The Rocking Horse Project (RHP) received a referral last year for patient Sarah* (not the patient’s real name) diagnosed with osteosarcoma. The doctors explained that the patient would be undergoing chemotherapy and the amputation of her left leg. We continually kept in touch with the patient and her mother, checking on them regularly and visiting them during her admission in the hospital. We visited after she had undergone amputation of her leg and along with the palliative care department at the hospital, provided the support they needed.

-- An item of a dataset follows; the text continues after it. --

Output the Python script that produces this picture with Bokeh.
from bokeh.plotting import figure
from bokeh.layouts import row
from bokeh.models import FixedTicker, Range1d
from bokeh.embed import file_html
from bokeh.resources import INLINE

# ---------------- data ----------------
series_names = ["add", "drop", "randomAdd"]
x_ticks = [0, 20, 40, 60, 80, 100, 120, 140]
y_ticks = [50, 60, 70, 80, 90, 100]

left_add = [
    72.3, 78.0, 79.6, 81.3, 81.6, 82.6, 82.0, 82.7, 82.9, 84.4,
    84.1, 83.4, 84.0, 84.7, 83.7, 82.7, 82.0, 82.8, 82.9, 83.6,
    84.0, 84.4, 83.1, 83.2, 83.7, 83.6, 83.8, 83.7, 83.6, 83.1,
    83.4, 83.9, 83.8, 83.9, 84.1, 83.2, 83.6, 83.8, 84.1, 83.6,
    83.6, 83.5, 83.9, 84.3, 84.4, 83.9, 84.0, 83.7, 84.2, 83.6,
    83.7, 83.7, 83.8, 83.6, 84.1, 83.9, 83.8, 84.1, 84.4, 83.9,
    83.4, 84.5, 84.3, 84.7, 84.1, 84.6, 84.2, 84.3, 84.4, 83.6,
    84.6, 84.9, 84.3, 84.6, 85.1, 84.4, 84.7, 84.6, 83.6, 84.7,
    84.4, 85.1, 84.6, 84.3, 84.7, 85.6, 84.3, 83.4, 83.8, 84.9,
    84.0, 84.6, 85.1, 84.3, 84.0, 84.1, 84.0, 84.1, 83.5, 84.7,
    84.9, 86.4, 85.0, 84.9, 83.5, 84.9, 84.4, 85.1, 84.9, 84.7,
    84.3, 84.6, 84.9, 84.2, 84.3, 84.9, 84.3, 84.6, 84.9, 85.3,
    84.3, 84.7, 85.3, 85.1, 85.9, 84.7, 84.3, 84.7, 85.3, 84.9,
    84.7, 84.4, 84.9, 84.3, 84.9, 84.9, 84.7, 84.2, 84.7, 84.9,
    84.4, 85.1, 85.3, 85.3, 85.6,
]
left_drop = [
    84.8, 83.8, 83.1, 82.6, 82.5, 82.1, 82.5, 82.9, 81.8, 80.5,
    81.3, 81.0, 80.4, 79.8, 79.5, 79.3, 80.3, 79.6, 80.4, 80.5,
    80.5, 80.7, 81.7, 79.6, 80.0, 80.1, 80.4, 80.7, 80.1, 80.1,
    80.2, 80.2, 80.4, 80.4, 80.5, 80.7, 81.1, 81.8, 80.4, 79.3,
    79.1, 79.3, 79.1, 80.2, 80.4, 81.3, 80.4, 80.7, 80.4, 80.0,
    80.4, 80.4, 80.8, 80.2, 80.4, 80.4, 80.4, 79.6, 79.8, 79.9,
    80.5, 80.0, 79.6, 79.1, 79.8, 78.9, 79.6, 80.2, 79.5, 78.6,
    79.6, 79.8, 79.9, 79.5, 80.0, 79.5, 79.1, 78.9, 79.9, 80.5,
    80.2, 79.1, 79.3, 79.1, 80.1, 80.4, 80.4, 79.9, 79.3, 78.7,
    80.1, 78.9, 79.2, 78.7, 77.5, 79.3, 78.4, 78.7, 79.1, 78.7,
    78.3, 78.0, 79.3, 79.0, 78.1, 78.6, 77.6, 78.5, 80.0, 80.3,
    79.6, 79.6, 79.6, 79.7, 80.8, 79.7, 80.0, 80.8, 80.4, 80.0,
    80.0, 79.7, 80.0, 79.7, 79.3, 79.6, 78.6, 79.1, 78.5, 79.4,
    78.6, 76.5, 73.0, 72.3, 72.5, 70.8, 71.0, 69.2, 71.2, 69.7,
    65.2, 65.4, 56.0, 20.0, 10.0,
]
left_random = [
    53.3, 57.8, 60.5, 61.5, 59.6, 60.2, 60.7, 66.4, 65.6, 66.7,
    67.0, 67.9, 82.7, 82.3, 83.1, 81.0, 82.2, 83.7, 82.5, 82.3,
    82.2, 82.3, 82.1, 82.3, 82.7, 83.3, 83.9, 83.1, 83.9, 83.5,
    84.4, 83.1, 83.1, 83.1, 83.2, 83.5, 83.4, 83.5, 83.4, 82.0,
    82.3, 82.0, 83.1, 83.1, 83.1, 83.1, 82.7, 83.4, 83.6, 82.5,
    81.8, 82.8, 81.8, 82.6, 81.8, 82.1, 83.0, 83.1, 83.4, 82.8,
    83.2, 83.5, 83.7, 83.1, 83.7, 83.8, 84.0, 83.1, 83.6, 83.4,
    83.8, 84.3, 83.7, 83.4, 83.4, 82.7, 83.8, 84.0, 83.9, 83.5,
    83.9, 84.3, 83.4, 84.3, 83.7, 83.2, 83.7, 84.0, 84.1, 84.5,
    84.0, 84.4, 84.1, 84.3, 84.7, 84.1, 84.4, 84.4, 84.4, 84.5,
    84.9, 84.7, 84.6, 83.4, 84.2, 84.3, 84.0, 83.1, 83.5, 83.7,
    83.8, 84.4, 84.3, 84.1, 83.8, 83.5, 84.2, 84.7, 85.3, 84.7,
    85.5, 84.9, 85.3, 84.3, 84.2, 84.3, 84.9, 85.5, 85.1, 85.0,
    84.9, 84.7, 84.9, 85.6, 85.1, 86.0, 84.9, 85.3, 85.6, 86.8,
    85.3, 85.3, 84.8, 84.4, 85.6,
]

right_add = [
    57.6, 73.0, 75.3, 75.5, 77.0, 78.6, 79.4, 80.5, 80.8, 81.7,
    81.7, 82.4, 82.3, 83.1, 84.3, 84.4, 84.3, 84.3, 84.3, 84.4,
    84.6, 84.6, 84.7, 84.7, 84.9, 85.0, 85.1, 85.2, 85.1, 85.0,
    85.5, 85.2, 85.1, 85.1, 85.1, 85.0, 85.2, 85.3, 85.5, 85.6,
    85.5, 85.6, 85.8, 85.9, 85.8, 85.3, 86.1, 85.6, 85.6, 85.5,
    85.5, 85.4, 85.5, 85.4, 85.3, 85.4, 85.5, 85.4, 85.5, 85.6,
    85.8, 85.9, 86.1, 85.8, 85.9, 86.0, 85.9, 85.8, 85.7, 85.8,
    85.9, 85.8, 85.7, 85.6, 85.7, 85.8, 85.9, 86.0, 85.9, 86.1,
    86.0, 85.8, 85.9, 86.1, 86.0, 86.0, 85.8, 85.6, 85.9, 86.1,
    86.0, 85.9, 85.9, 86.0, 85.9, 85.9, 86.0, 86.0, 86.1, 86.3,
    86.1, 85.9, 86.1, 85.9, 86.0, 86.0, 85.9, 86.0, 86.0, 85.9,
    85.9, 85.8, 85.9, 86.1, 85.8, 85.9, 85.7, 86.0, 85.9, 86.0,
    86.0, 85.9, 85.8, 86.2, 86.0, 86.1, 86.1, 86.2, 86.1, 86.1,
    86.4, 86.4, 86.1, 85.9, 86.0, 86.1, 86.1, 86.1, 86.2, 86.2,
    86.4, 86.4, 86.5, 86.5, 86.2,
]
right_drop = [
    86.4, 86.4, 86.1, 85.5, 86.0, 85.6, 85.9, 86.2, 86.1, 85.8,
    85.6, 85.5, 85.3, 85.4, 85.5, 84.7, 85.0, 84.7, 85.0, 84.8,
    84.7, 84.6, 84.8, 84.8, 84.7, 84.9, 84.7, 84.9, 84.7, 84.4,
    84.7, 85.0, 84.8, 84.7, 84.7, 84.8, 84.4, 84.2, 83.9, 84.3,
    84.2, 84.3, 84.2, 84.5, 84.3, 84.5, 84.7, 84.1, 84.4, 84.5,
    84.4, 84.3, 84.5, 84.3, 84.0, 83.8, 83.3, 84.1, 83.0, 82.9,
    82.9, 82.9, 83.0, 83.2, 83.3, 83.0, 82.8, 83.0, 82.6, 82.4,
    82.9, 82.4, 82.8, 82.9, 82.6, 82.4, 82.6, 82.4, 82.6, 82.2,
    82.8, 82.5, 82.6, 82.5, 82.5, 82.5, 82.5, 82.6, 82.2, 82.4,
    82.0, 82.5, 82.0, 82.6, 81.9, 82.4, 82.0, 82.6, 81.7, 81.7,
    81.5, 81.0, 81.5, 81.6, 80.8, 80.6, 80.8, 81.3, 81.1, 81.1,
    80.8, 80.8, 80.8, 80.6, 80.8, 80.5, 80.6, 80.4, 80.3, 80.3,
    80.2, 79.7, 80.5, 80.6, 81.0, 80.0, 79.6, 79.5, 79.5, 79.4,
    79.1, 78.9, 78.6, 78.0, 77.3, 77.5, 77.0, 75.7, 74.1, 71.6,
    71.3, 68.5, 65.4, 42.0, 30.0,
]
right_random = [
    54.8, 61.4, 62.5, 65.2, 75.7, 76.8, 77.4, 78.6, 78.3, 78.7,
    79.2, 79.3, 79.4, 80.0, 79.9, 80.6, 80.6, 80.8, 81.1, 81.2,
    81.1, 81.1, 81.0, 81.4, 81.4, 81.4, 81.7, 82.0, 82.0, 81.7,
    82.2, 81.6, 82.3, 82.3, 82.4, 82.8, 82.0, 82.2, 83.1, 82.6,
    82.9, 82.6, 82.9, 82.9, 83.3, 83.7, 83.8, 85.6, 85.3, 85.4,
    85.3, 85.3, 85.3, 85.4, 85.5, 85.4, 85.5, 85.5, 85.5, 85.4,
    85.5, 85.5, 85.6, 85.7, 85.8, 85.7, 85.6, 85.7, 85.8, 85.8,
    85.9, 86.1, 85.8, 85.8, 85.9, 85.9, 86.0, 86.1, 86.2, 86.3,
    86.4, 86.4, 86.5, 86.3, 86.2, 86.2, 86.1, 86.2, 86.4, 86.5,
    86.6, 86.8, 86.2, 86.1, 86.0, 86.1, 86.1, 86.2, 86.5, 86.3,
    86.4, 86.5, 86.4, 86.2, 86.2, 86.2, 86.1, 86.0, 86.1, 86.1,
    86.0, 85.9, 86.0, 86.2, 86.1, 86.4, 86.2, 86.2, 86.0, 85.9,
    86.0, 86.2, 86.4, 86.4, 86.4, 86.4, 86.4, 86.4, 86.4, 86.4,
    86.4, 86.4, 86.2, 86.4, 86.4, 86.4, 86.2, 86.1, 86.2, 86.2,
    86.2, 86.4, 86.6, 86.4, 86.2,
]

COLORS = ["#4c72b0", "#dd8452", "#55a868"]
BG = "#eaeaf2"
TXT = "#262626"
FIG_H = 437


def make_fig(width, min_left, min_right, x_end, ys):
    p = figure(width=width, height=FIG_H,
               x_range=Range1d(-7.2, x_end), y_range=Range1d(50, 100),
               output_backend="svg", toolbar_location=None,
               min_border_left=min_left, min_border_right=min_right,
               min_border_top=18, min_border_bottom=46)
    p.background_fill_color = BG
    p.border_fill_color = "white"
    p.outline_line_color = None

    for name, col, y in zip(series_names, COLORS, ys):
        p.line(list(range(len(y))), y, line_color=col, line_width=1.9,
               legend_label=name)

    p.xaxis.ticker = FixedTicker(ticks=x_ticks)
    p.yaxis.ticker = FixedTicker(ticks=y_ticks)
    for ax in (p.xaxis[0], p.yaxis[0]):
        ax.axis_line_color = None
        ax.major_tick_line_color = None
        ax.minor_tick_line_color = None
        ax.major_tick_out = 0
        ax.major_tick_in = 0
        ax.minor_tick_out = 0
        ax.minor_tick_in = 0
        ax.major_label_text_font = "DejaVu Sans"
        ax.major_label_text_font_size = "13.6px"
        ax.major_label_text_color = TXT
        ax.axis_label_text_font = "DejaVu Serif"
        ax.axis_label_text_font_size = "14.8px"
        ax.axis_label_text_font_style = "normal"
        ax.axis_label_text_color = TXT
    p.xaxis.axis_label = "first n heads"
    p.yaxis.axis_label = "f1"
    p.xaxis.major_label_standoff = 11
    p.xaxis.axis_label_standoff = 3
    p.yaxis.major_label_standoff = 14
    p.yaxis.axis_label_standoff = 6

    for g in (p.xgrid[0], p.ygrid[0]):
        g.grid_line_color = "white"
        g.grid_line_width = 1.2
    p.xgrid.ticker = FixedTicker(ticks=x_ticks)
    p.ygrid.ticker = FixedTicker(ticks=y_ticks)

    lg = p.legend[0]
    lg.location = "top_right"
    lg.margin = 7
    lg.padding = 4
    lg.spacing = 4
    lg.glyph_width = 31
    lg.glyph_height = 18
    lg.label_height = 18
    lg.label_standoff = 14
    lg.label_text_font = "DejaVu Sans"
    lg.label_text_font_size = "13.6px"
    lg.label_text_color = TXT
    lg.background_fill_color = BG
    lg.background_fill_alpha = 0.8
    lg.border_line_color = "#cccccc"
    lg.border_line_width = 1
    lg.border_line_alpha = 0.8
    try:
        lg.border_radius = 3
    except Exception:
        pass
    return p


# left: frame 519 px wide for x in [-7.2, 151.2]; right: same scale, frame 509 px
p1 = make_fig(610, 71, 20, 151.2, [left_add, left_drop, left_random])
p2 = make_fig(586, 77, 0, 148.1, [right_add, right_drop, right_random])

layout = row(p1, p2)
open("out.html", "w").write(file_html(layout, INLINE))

Sarah was a strong girl and rarely complained about pain or feeling sad. She accepted the amputation of her leg surprisingly well and was determined to continue life as normally as possible. She shared with one of the doctors that she had wanted to be a policewoman but knew that this may no longer be possible. When the doctor said she could have a prosthetic, she was delighted that her dream could still be a reality. With her approval, she had some sessions with a psychologist, and we were all glad she did as we felt this was necessary after this huge adjustment and moving forward.

The hospital requested that before discharge, she needed to have a pair of crutches, so we arranged a new set and brought them to her. What happened next was something we never expected – Sarah saw us from a distance entering the ward and her face lit up with a priceless smile as her eyes fell on the pair of crutches. She was so excited to receive them and quickly perched herself up in bed, took the crutches and hopped up testing them out. The same reaction was received when The RHP later obtained a wheelchair for Sarah with the assistance of The Luke Commission. The ease of her being able to move around with little assistance, made her feel happy and more independent.

One day The RHP team had an idea of doing a mini picnic as Sarah had been admitted for some weeks and one could see the toll of not being able to go home. Sarah said she wanted some takeout food so in a quiet area of the hospital out of the ward, the RHP team, Sarah and her mom had a mini picnic of fried chicken, chips and ice cream on a beautiful warm day. Sarah was discharged soon afterwards and was so happy to be back home and going for chemo sessions at an outpatient clinic.

Early this year after a follow-up visit to the oncologists, we were informed that the cancer had spread to her lungs and she was in need of end of life care. We were requested to especially support mom during this difficult time. This news broke our hearts as we had hoped she would recover well with the given treatment. Despite feeling so unwell and coughing, Sarah managed to break into a small smile upon seeing us. We prayed with Sarah and her mom before dropping them at the transport that would take them home, not knowing that it would be the last time we would see her beautiful smile. A few days later, the play coordinator called to ask how Sarah was doing and mom said she was feeling stronger, happier and that the coughing had subsided. Two days later, mom called the play coordinator to say Sarah had passed away. Going through so much and hardly ever complaining Sarah fought right up until the end.

Patients referred to The RHP are never just patients, but friends who are truly cared for. Sarah’s shy beautiful smile and her small giggles that matched her stature will always be missed.

In honor of Sarah and others, let’s always support and care for all the other children and their families   walking this cancer journey and let’s continually raise awareness of the early warning signs of childhood cancer to beat this disease.